Après un « Métronome » consacré à l’histoire de France à travers les stations du métro parisien, Lorànt Deutsch passe cette fois par les routes et les voies navigables, pour un ouvrage au titre évocateur : « Hexagone » (Michel Lafon).
(….)
Le vocabulaire employé est fondamental, et on peut dire que Lorànt Deutsch ne fait pas dans la nuance, provoquant un sentiment de malaise.
Jugeons plutôt : « Coran dans une main, cimeterre dans l’autre, ils ont envahi Narbonne et sa région, massacrant les défenseurs de la ville, envoyant femmes et enfants en esclavage, offrant terres et habitations à des milliers de familles musulmanes venues d’Afrique du Nord [...] » (p 224). Il insiste sur le nombre : « des centaines de milliers d’Arabes et de Berbères, formant une armée massive suivie par une population d’hommes, de femmes, d’enfants et d’esclaves pressés de prendre possession des futures terres occupées « (p 225).
Des musulmans qui forment « une masse immense » (p 225), un « déferlement sarrasin » (p 225), et des « houles » (p 226) qu’il faut contenir. Le comédien enfonce le clou à plusieurs reprises sur la violence de « l’envahisseur » (p 226), qui a « transformé les églises et les synagogues en mosquées » (p 223), et perpétrés des « pillages » et des « massacres » (p 226).
Comment ne pas être interpellé par le choix de ce vocabulaire ? Et difficile de ne pas voir des allusions contemporaines quand Deutsch évoque ces « milliers de familles musulmanes venues d’Afrique du Nord » (p 224), « toute cette population qui croyait pouvoir venir s’installer sur les riches terres de Francie » (p 231).
La bataille de Poitiers est en effet un marqueur idéologique qui n’a rien d’anodin. Elle reste une référence des groupes identitaires et de l’extrême droite qui, jusqu’à Marine Le Pen, voient dans la victoire de Charles Martel une Gaule (et donc, pour eux, la France) sauvée du péril musulman, qui nous menacerait à nouveau aujourd’hui, mais cette fois par l’immigration, en particulier celle venue d’Afrique du Nord…
Lorànt Deutsch contre « le politiquement correct »
Cela nous conduit au dernier problème que pose l’angle choisi par le comédien. Et là, la différence avec « Métronome » est cruciale.
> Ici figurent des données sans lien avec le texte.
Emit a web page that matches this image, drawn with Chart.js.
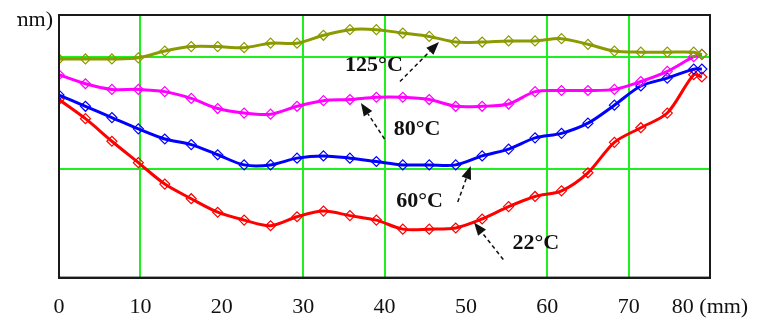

Si dans son précédent ouvrage,
Deutsch restait dans l’ambiguïté, voire le flou, il a cette fois choisi ouvertement son camp.
Dans sa conclusion sur la bataille de Poitiers, il prend ainsi des accents à la Jean Sévillia et son « historiquement correct » [2] : « je le sais bien, la bataille de Poitiers, le Croissant contre la Croix, l’union sacrée des chrétiens et des païens contre l’envahisseur musulman dérangent le politiquement correct » (p 231).
Et d’adhérer, après la théorie du « génocide » vendéen (autre marqueur idéologique) [3], à celle du choc des civilisations : « Alors, pour nier ce choc des civilisations, certains historiens ont limité la portée de la bataille remportée par Charles Martel » (p 231).
Caricaturant au passage les positions des historiens qui voient dans la bataille de Poitiers la fin d’une razzia et non d’une conquête (mais ne nient pas la portée de l’événement, notamment dans le camp franc), Lorànt Deutsch se permet l’ironie : « Charles Martel s’est énervé un peu vite, il aurait dû attendre quelques semaines et les Arabes seraient sagement rentrés chez eux, en Espagne… C’est bien trouvé, rassurant, consensuel. » (p 232).
A l’heure où il est difficile de nier une montée de l’islamophobie en France, on peut juger préoccupant ce choix d’un comédien célèbre de raconter un tel événement historique de cette façon.
Est-ce politiquement correct de remarquer une étrange corrélation entre le discours et le vocabulaire de Deutsch sur cette bataille, et celui de l’extrême droite la plus dure ? Le grand public mérite mieux en guise d’histoire que ce récit identitaire, jouant sur les fantasmes les plus caricaturaux. Les travaux de vulgarisation de qualité produits par des historiens, des archéologues, des anthropologues soutenus par la recherche publique existent. Aux médias de faire leur travail et de permettre leur diffusion. Et de rester vigilants face aux usages publics de l’histoire, qu’ils viennent de politiques ou de célébrités.